While we’re at it: unless you’ve been hiding under a sad, sober rock, you’ve probably noticed that there are a lot of breweries in the Northwest. So, if we missed your favorite, we’re sorry. There’s only so much beer we can drink during a workday.

Pumpkin Beers 

• Elysian Night Owl Pumpkin Ale: This one’s got a lot of pie spice flavors to it, and basically smells like warm pumpkin pie in the glass. It’s not as sweet as that aroma would lead you to believe, though, which is probably a good thing.

• Laurelwood Pumpkin Ale: Sweeter, maltier, and spicier than its Elysian counterpart, this beer isn’t quite as balanced either.

• Elysian Great Pumpkin: Again, man, pumpkin pie spice. This is, like you’d expect, a bigger, boozier version of their pumpkin ale. Honestly, you probably already know whether or not you’ll like this. 

• Oakshire Big Black Jack Imperial Pumpkin Porter: This beer is not nearly as heavy on the palate as the name would make you fear—which is a shame, because I really wanted to make a joke about it being a “mouthful.” Get it? Get it? But this beer is plenty rich without being overwhelmingly sweet.
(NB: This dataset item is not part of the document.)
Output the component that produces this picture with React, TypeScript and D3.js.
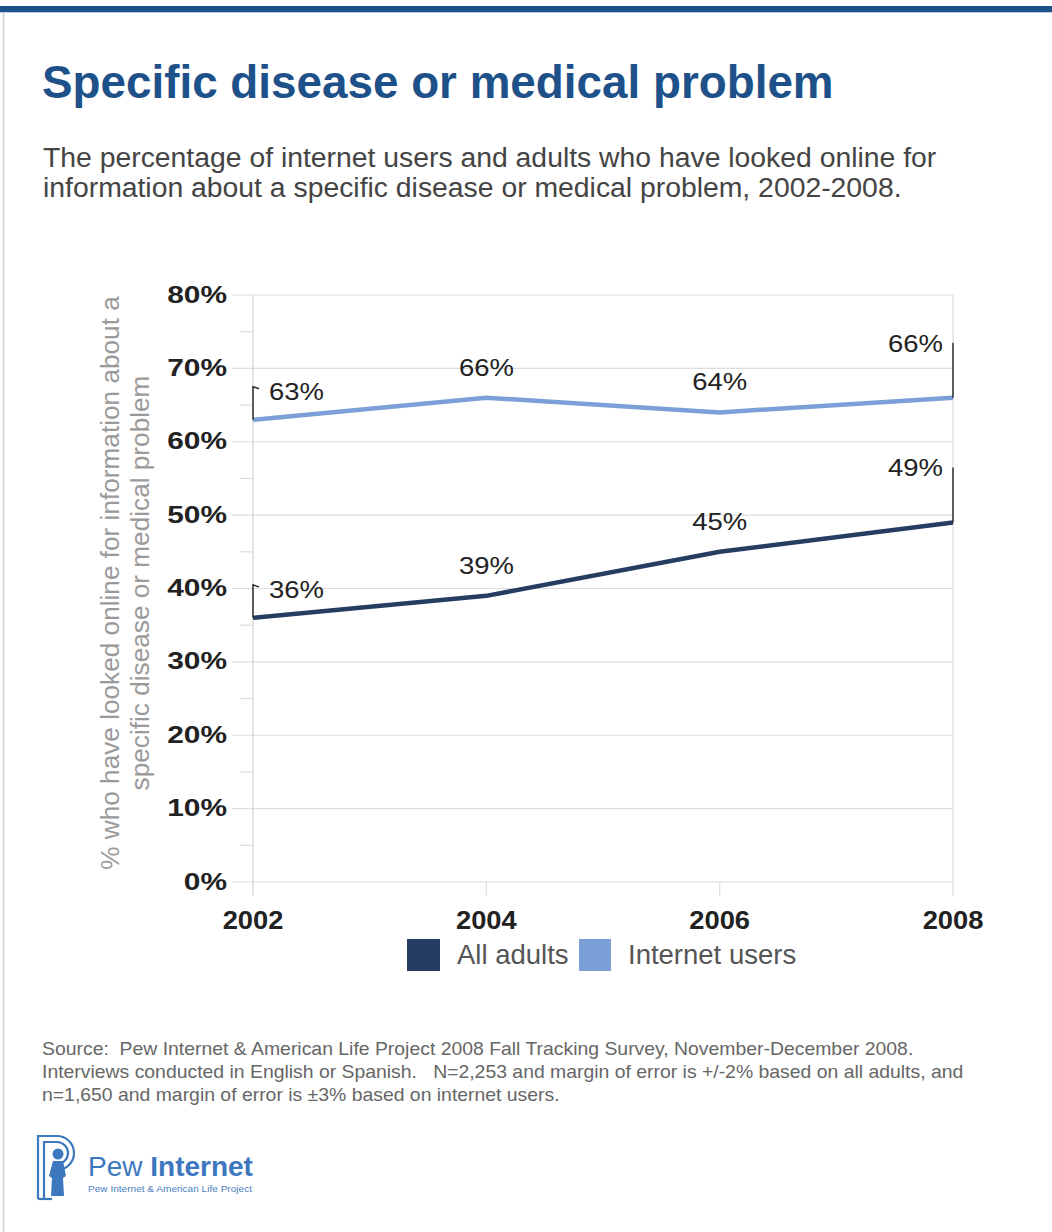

Highly recommended. 

• Elysian Dark O’ the Moon Pumpkin Stout: This isn’t exactly easy drinking, but it’s got a nice roasted bitterness to balance out what are otherwise decidedly dessert flavors. A favorite around the office. 

• Elysian Ginger Pumpkin Pilsner: Basically equal parts ginger beer and beer beer.  This one was a pretty polarizing at the office, but if you like ginger, you’d probably like it. 
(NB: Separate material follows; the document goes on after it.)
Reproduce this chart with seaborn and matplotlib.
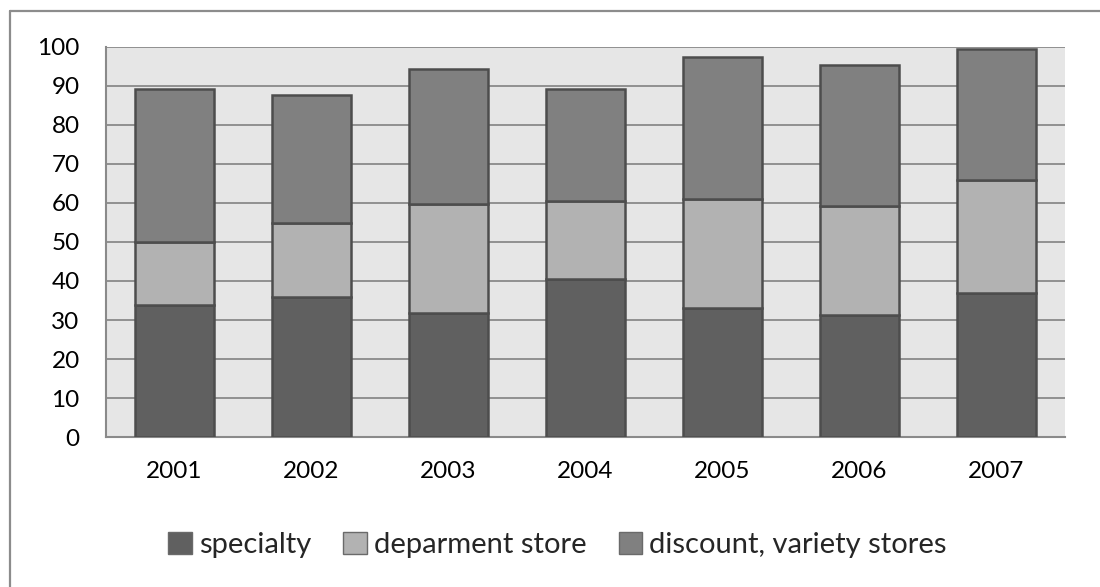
import matplotlib
matplotlib.use("Agg")
import matplotlib.pyplot as plt
import seaborn as sns
import numpy as np
import pandas as pd
from matplotlib.patches import Patch
from matplotlib.lines import Line2D

# Sales share by store type, 2001-2007
years = ["2001", "2002", "2003", "2004", "2005", "2006", "2007"]
specialty = [33.8, 35.8, 31.8, 40.4, 33.2, 31.2, 36.8]
department = [16.2, 19.1, 27.9, 20.0, 27.9, 28.0, 29.0]
discount = [39.3, 32.9, 34.7, 28.7, 36.3, 36.3, 33.7]
series_names = ["specialty", "deparment store", "discount, variety stores"]
colors = ["#606060", "#b2b2b2", "#808080"]
y_ticks = list(range(0, 101, 10))

sns.set_theme(style="white")
plt.rcParams["font.family"] = ["Lato", "DejaVu Sans"]

df = pd.DataFrame({"year": years, "specialty": specialty,
                   "department": department, "discount": discount})

fig = plt.figure(figsize=(11, 5.87), dpi=100)
ax = fig.add_axes([0.0964, 0.2555, 0.8718, 0.6645])
ax.set_facecolor("#e6e6e6")

bottoms = np.zeros(len(years))
for col, color in zip(["specialty", "department", "discount"], colors):
    sns.barplot(data=df, x="year", y=col, bottom=bottoms, color=color,
                width=0.58, edgecolor="#4d4d4d", linewidth=1.8,
                saturation=1, ax=ax, zorder=3)
    bottoms = bottoms + df[col].to_numpy()

ax.set_ylim(0, 100)
ax.set_xlim(-0.5, len(years) - 0.5)
ax.set_yticks(y_ticks)
ax.set_xlabel("")
ax.set_ylabel("")
ax.yaxis.grid(True, color="#8a8a8a", linewidth=1.3, zorder=0)
ax.set_axisbelow(True)
for s in ["top", "right"]:
    ax.spines[s].set_visible(False)
for s in ["left", "bottom"]:
    ax.spines[s].set_color("#8a8a8a")
    ax.spines[s].set_linewidth(1.5)
ax.tick_params(axis="y", length=0, pad=19, labelsize=17.5, labelcolor="#000000")
ax.tick_params(axis="x", length=0, pad=17, labelsize=17.5, labelcolor="#000000")

handles = [Patch(facecolor=c, edgecolor="#6a6a6a", linewidth=1.0) for c in colors]
fig.legend(handles, series_names, loc="center", bbox_to_anchor=(0.507, 0.0716),
           ncol=3, frameon=False, fontsize=21, handlelength=0.8,
           handleheight=0.8, handletextpad=0.25, columnspacing=1.1)

# Outer chart border
fig.add_artist(Line2D([10 / 1100, 1.0], [1 - 11 / 587, 1 - 11 / 587],
                      transform=fig.transFigure, color="#8c8c8c", linewidth=1.6))
fig.add_artist(Line2D([10 / 1100, 10 / 1100], [0, 1 - 11 / 587],
                      transform=fig.transFigure, color="#8c8c8c", linewidth=1.6))

fig.savefig("out.png", dpi=100)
And, because we’re tolerant of (food-related) intolerance:

• Teiton Smoked Pumpkin Cider: “This tastes like someone used my cider to put out a camp fire.” Sorry, gluten-free folks; look elsewhere for your pumpkin booze fix.

Non-Gourd Seasonals 

• Bridgeport Hop Harvest Pilsner: Extremely light on the palate and subtle in the nose for its 8% ABV. I could drink quite a lot of this, and it would not end well.

• Full Sail Oktoberfest Lager: It’s got that malty sweetness that you find in a Dunkel or a Doppelbock, with a hint of a bitter finish. It’s almost slightly syrupy—I wouldn’t want to drink as many of these as an actual Oktoberfest would require. 
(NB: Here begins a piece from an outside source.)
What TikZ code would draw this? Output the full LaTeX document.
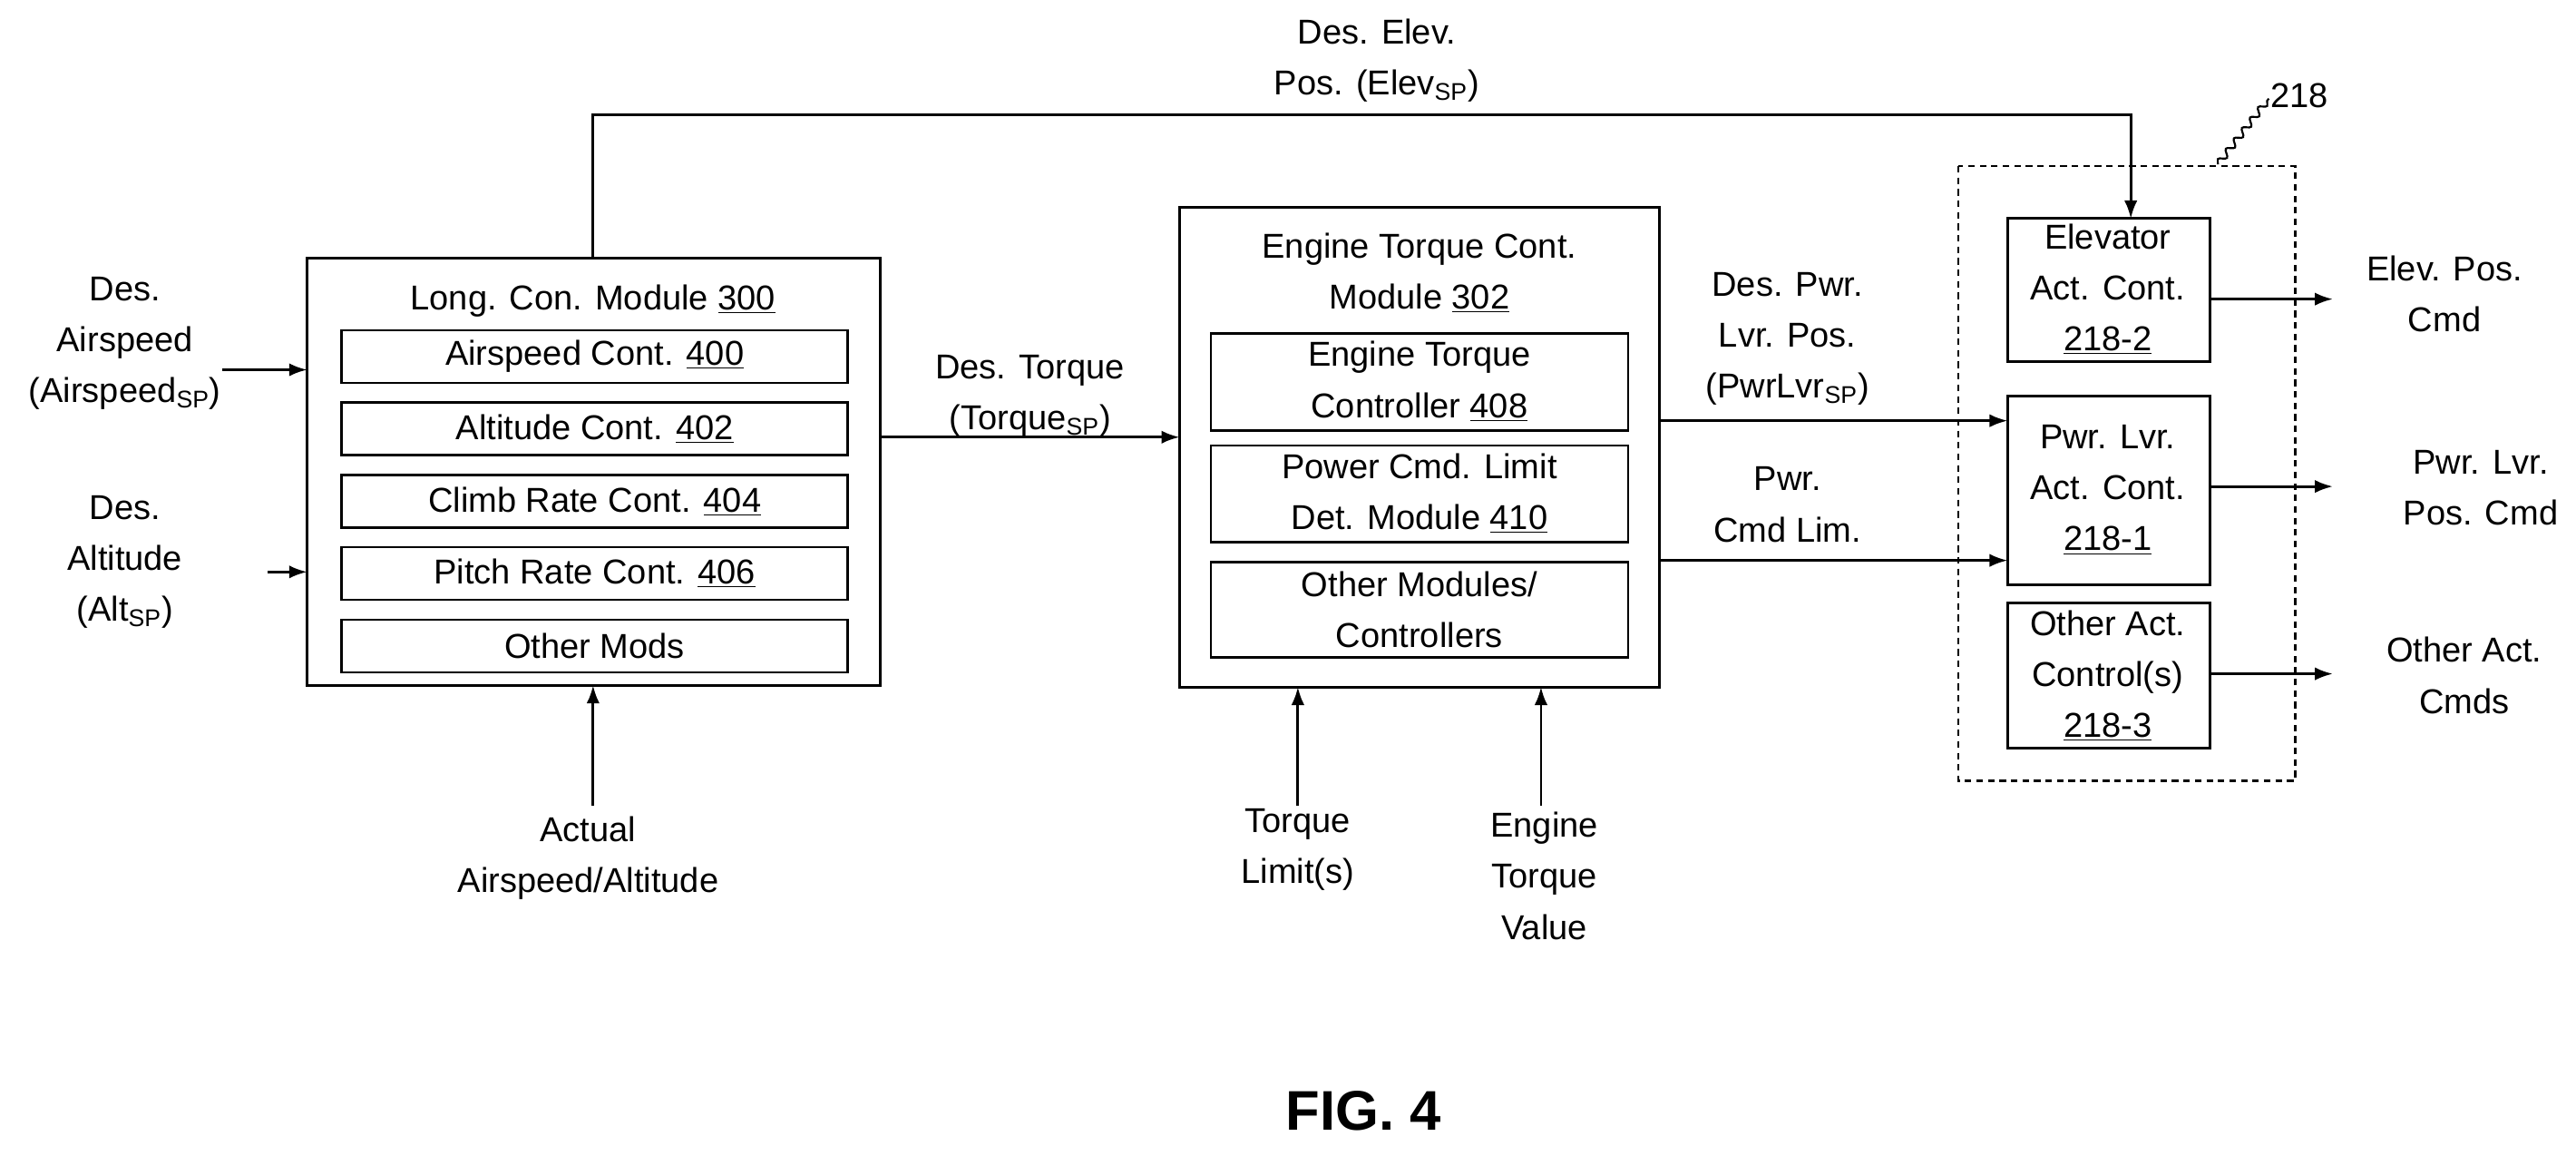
\documentclass[tikz,border=0pt]{standalone}
\usepackage{fontspec}
\setmainfont{Liberation Sans}
\usetikzlibrary{arrows.meta,decorations.pathmorphing}
\begin{document}
\begin{tikzpicture}[x=1pt,y=-1pt,
  box/.style={draw,line width=1.6pt,inner sep=0pt},
  ibox/.style={draw,line width=1.4pt,inner sep=0pt},
  t/.style={font=\fontsize{21}{31}\selectfont,align=center,inner sep=0pt},
  arr/.style={line width=1.6pt,-{Latex[length=11pt,width=8pt]}},
  ln/.style={line width=1.6pt}]
\useasboundingbox (0,0) rectangle (1568,703);
% Long box
\draw[box] (187,157) rectangle (536,417);
\node[t] (lt) at (361,183) {Long. Con. Module \underline{300}};
\foreach \ya/\yb/\txt [count=\i] in {201/233/Airspeed Cont. \underline{400},245/277/Altitude Cont. \underline{402},289/321/Climb Rate Cont. \underline{404},333/365/Pitch Rate Cont. \underline{406},377/409/Other Mods/Conts.}{
  \draw[ibox] (208,\ya) rectangle (516,\yb);
  \node[t] (l\i) at (362,{(\ya+\yb)/2}) {\txt};}
\coordinate (lb) at (361,157);
\coordinate (lbot) at (361,417);
% Engine box
\draw[box] (718,126) rectangle (1010,418);
\node[t] (et) at (864,166) {Engine Torque Cont.\\Module \underline{302}};
\draw[ibox] (737,203) rectangle (991,262);
\node[t] (e1) at (864,232) {Engine Torque\\Controller \underline{408}};
\draw[ibox] (737,271) rectangle (991,330);
\node[t] (e2) at (864,300) {Power Cmd. Limit\\Det. Module \underline{410}};
\draw[ibox] (737,342) rectangle (991,400);
\node[t] (e3) at (864,371) {Other Modules/\\Controllers};
% Actuator box
\draw[line width=1.4pt,dash pattern=on 4pt off 3pt] (1192,101) rectangle (1397,475);
\draw[box] (1222,133) rectangle (1345,220);
\node[t] (a1) at (1283,176) {Elevator\\Act. Cont.\\\underline{218-2}};
\draw[box] (1222,241) rectangle (1345,356);
\node[t] (a2) at (1283,298) {Pwr. Lvr.\\Act. Cont.\\\underline{218-1}};
\draw[box] (1222,367) rectangle (1345,455);
\node[t] (a3) at (1283,411) {Other Act.\\Control(s)\\\underline{218-3}};
\node[t,anchor=west] (n218) at (1382,58) {218};
\draw[ln,line width=1.2pt,decorate,decoration={snake,amplitude=2pt,segment length=8pt}] (1350,100) -- (1381,60);
% top feedback
\draw[arr] (lb) -- (361,70) -- (1297,70) -- (1297,133);
\node[t] (elev) at (838,37) {Des. Elev.\\Pos. (Elev\textsubscript{SP})};
% left inputs
\node[t] (ia) at (76,209) {Des.\\Airspeed\\(Airspeed\textsubscript{SP})};
\draw[arr] (135,225) -- (187,225);
\node[t] (ialt) at (76,342) {Des.\\Altitude\\(Alt\textsubscript{SP})};
\draw[arr] (163,348) -- (187,348);
% bottom
\node[t] (act) at (358,522) {Actual\\Airspeed/Altitude};
\draw[arr] (361,490) -- (lbot);
\draw[arr] (536,266) -- (718,266);
\node[t] (dt) at (627,241) {Des. Torque\\(Torque\textsubscript{SP})};
\node[t] (tl) at (790,517) {Torque\\Limit(s)};
\draw[arr] (790,490) -- (790,418);
\node[t] (etv) at (940,533) {Engine\\Torque\\Value};
\draw[arr] (938,490) -- (938,418);
% right
\node[t] (dp) at (1088,206) {Des. Pwr.\\Lvr. Pos.\\(PwrLvr\textsubscript{SP})};
\draw[arr] (1010,256) -- (1222,256);
\node[t] (pc) at (1088,307) {Pwr.\\Cmd Lim.};
\draw[arr] (1010,341) -- (1222,341);
\draw[arr] (1345,182) -- (1420,182);
\node[t] (o1) at (1488,179) {Elev. Pos.\\Cmd};
\draw[arr] (1345,296) -- (1420,296);
\node[t] (o2) at (1510,297) {Pwr. Lvr.\\Pos. Cmd};
\draw[arr] (1345,410) -- (1420,410);
\node[t] (o3) at (1500,411) {Other Act.\\Cmds};
\node[font=\fontsize{34}{40}\selectfont\bfseries] (fig) at (830,676) {FIG. 4};
\end{tikzpicture}
\end{document}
Ninkasi Oktoberfest Lager: It’s billed as a “Dortmund style” lager, which Ninkasi apparently takes to mean “not as sweet as the Munich version, but also not as interesting.” 

• GoodLife 150 Hippies Fresh Hop Pale: 150 pounds of hops is a lot of hops, and this beer is unsurprisingly heavy on the palate. The Cascade and Centennial hops are in full force, but it’s malty enough that it’s nicely balanced. 

• Elysian Oddlands Spiced Pear Ale: No, that’s not a typo, but this beer has more spice than fruit—the label says something about cardamom and cumin, and we mostly tasted the latter. This beer has a nice bitter, dry finish to offset the flavor kick at the front. Like my mother would say when I played her hip-hop records in middle school: “Interesting.” 

• Fort George Next Adventure Black IPA: Smells and tastes pretty boozy, as more than one person around the office noted. More IPA than black, but it’s got a lot going on; a worthwhile take on a relatively new and unsettled style. 

• Resignation/Red Hook KCCO Black Lager: Not particularly black, not particularly lagery. 

• Elysian Valhalla Red IPA: Not sure what Odin’s hall of fallen warriors from Norse mythology has to do with it, but this is an expertly balanced beer. You like hops, but want something a bit heartier than your average IPA? Easy, drink this. 

• Gigantic The Future Is Now: What exactly is this delicious thing in my glass? Cascadian Dark Ale? IRA? Hoppy brown ale? I don’t really know what to call it, so I should probably have another. 

• Deschutes Jubelale: This year’s version of Deschutes’ annual winter warmer seems a bit more complex than in recent years; it has an almost barleywine-esque quality. The label this year is also much nicer than last year’s low-rent Van Gogh thing.

• Bridgeport Witch Hunt Harvest Ale: The cinnamon and nutmeg in this actually pairs remarkably well with the dry-hopped flavor; it almost fools you into thinking it’s a bigger beer, when it’s actually quite drinkable. Also perfect for people who like pie spice but are allergic to pumpkin or something.

• Red Hook Winterhook: Quite a bit more hop-forward than most winter ales. If you’re not ready to succumb to stout season quite yet, this is a good way to ease into it. 

• Red Hook Audible Ale: The ski-inspired label says this is the “ultimate crushable ale.” Snow sports aren’t my thing, so I’m out of my element here, but if they mean that you can drink a lot of these and not notice, then they’re right.

• McMenamin's Black Widow Porter: This has more depth of flavor and a more unique malt character than many porters on the shelves these days—I wouldn't mind if they brewed this year-round.